Altrincham, UK

What I Thought Of My First Fizz Festival

Now, if you're anything like me, you'll have seen an array of prosecco festivals doing their rounds on Facebook events. Usually they're in the next year and by the time it comes around, I'll have forgotten all about it.

And to be honest, I'm a bit dubious about the idea of them, because I can just drink prosecco at home, for let's face it, a fraction of the price. In a bid to get a fair view of what actually goes down at one of these events, when the Altrincham Fizz Festival popped up on a free afternoon I had, off we went.

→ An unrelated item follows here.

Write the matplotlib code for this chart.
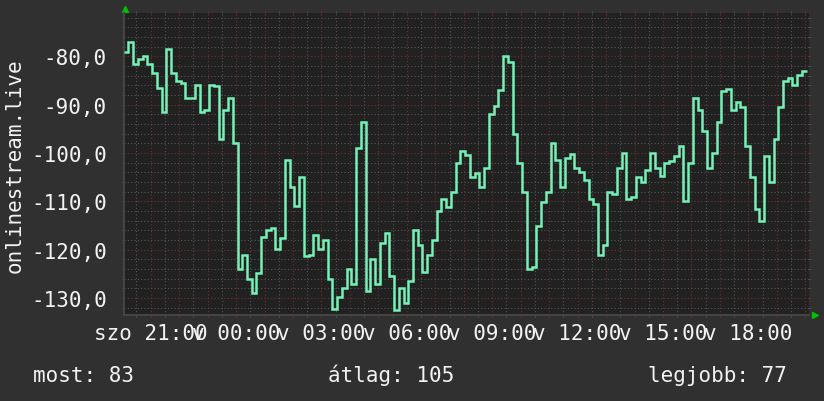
import numpy as np
import matplotlib
matplotlib.use("Agg")
import matplotlib.pyplot as plt
from matplotlib.ticker import FixedLocator, FixedFormatter, MultipleLocator, FuncFormatter

# signal level, one value per 10 minutes, starting a bit after Saturday 20:00
signal_values = [
    -79.0, -77.0, -81.5, -80.5, -79.8, -81.5, -83.5, -86.5, -91.5, -78.5,
    -83.5, -85.0, -85.5, -88.5, -88.5, -86.0, -91.5, -91.0, -86.0, -86.2,
    -97.0, -91.0, -88.5, -98.0, -124.0, -121.1, -126.0, -129.0, -124.8, -117.4,
    -116.0, -115.5, -119.9, -117.5, -101.5, -107.0, -111.0, -105.0, -121.3, -121.0,
    -117.0, -119.9, -118.0, -126.0, -132.3, -129.8, -128.0, -124.0, -127.0, -99.0,
    -93.6, -128.5, -121.9, -127.0, -118.5, -116.5, -125.5, -132.5, -128.0, -131.0,
    -126.5, -116.0, -119.0, -124.5, -121.0, -118.0, -112.0, -109.5, -111.2, -108.0,
    -102.0, -99.5, -100.4, -105.0, -104.2, -107.0, -103.0, -92.0, -90.3, -87.0,
    -79.8, -81.2, -96.0, -102.0, -108.0, -124.0, -123.5, -115.0, -110.2, -108.0,
    -98.0, -101.5, -107.0, -101.0, -100.2, -103.0, -104.0, -105.5, -109.5, -110.5,
    -121.0, -119.0, -108.0, -108.5, -103.0, -100.0, -109.5, -109.0, -105.0, -106.0,
    -103.5, -100.0, -103.0, -104.7, -102.0, -101.7, -100.5, -98.5, -110.0, -102.0,
    -88.5, -91.0, -95.5, -103.0, -100.0, -93.6, -87.2, -86.8, -91.0, -89.5,
    -90.5, -98.5, -105.0, -111.5, -114.0, -100.5, -106.0, -97.0, -90.5, -85.0,
    -84.5, -85.8, -83.8, -83.0,
]
start_hour = -0.95          # hours relative to Saturday 21:00
step_hours = 1 / 6

label_hours = [0, 3, 6, 9, 12, 15, 18, 21]
label_texts = ["szo 21:00", "v 00:00", "v 03:00", "v 06:00",
               "v 09:00", "v 12:00", "v 15:00", "v 18:00"]

stat_now = 83
stat_avg = 105
stat_best = 77
y_title = "onlinestream.live"

plt.rcParams["font.family"] = ["DejaVu Sans Mono", "DejaVu Sans"]
text_color = "#f2f2f2"

fig = plt.figure(figsize=(8.24, 4.02), dpi=100, facecolor="#303030")
ax = fig.add_axes([124 / 824, 1 - 316 / 402, 685 / 824, 302 / 402])
ax.set_facecolor("#212121")

edges = start_hour + np.arange(len(signal_values) + 1) * step_hours
ax.stairs(signal_values, edges, baseline=None, color="#76f1b8", linewidth=1.8, zorder=3)

ax.set_xlim(-0.938, 23.13)
ax.set_ylim(-133.5, -71.0)

hour_ticks = np.arange(0, 24)
ax.xaxis.set_major_locator(FixedLocator(hour_ticks))
ax.xaxis.set_major_formatter(FixedFormatter(
    [label_texts[label_hours.index(h)] if h in label_hours else "" for h in hour_ticks]))
ax.xaxis.set_minor_locator(MultipleLocator(0.5))
ax.yaxis.set_major_locator(MultipleLocator(10))
ax.yaxis.set_minor_locator(MultipleLocator(2))
ax.yaxis.set_major_formatter(FuncFormatter(lambda v, _: f"{v:.1f}".replace(".", ",")))

dots = (0, (1, 2))
ax.grid(which="major", color="#6e3030", linestyle=dots, linewidth=0.8)
ax.grid(which="minor", color="#555555", linestyle=dots, linewidth=0.8)
ax.set_axisbelow(True)

ax.tick_params(which="both", direction="out", length=1.5, top=True, right=True,
               colors="#6e3030", labelcolor=text_color, labelsize=15)
ax.tick_params(which="minor", colors="#555555")
ax.tick_params(axis="x", pad=4)
ax.tick_params(axis="y", pad=11)

for side in ("top", "right"):
    ax.spines[side].set_visible(False)
for side in ("left", "bottom"):
    ax.spines[side].set_color("#444444")
    ax.spines[side].set_linewidth(1.5)

# rrdtool-style axis arrows
ax.plot([0.0015], [1.013], marker="^", color="#00c000", markersize=4.5,
        transform=ax.transAxes, clip_on=False)
ax.plot([1.009], [0.0], marker=">", color="#00c000", markersize=4.5,
        transform=ax.transAxes, clip_on=False)

fig.text(15 / 824, 1 - 166 / 402, y_title, rotation=90, ha="center", va="center",
         color=text_color, fontsize=15)

baseline_y = 1 - 382 / 402
fig.text(33 / 824, baseline_y, f"most: {stat_now}", color=text_color, fontsize=15, va="baseline")
fig.text(328 / 824, baseline_y, f"átlag: {stat_avg}", color=text_color, fontsize=15, va="baseline")
fig.text(648 / 824, baseline_y, f"legjobb: {stat_best}", color=text_color, fontsize=15, va="baseline")

fig.savefig("out.png", dpi=100, facecolor=fig.get_facecolor())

I'd never actually been to Altrincham before (mum, if you're reading this and we have in fact been as children, pop me a message and I'll write a retraction...), so we arrived a little bit early to have a quick stroll around the area - which involved me telling Ellie every 30 seconds that I liked this shop and that bar and maybe that restaurant. Forget Amsterdam in 24 hours, I could give you an Altrincham lowdown in 24 minutes based on first glances.

Untitled Untitled

This festival, named 'The Fizz Festival' takes place at both Altrincham and Yorkshire and unlike solely basing around prosecco, is about champagne too, which is never a bad thing. I didn't really know what to expect. Would it be one big bar? Would I be able to tell the difference between each bottle? How much fizz do you get?

Here's some answers... In each session you get three hours to work your way around over a dozen stalls of varying bottles from different countries, made in different ways. I'd already been to a wine tasting event a few days beforehand, so my education only continued, discovering quite frankly everything about prosecco and champagne.


I'll hold my hands up and admit when I go to the supermarket, I usually pick up the prosecco on offer or if I'm splashing out on champagne, it's either a Moet or Lanson - so it was refreshing (literally) to be shown just how different every bottle can be, and really get to grips with what taste I like the best. I'm into a softer and smooth fizz as opposed to a sharp finish, which I was surprised to discover that a labelling of 'extra dry' means a sweeter bottle. MIND BLOWN. And that I actually enjoyed some cavas more than prosecco, when I'd never normally pick up a bottle of that.

Untitled Untitled

You get given a sample of each stall and in some cases there's 4-5 different bottles to try on each. At first I was adamant I'd walk away pretty sober, but I actually had to stop before the final four stalls, because the fizz started to get to me. And I'm not usually a lightweight - so eat well before you go! We had a cheeky chippy dinner before boarding the tram back to the city to soak it all up.

Two bottles that stuck out was a blue Spanish wine by brand Skyfall and a chocolate wine. I don't think I could stomach a whole bottle of the chocolate, but amongst all the classic champers - was a nice change. Tickets started at £15 which for the amount of time, alcohol and education you get, is for me, a fizz lover, money damn well spent.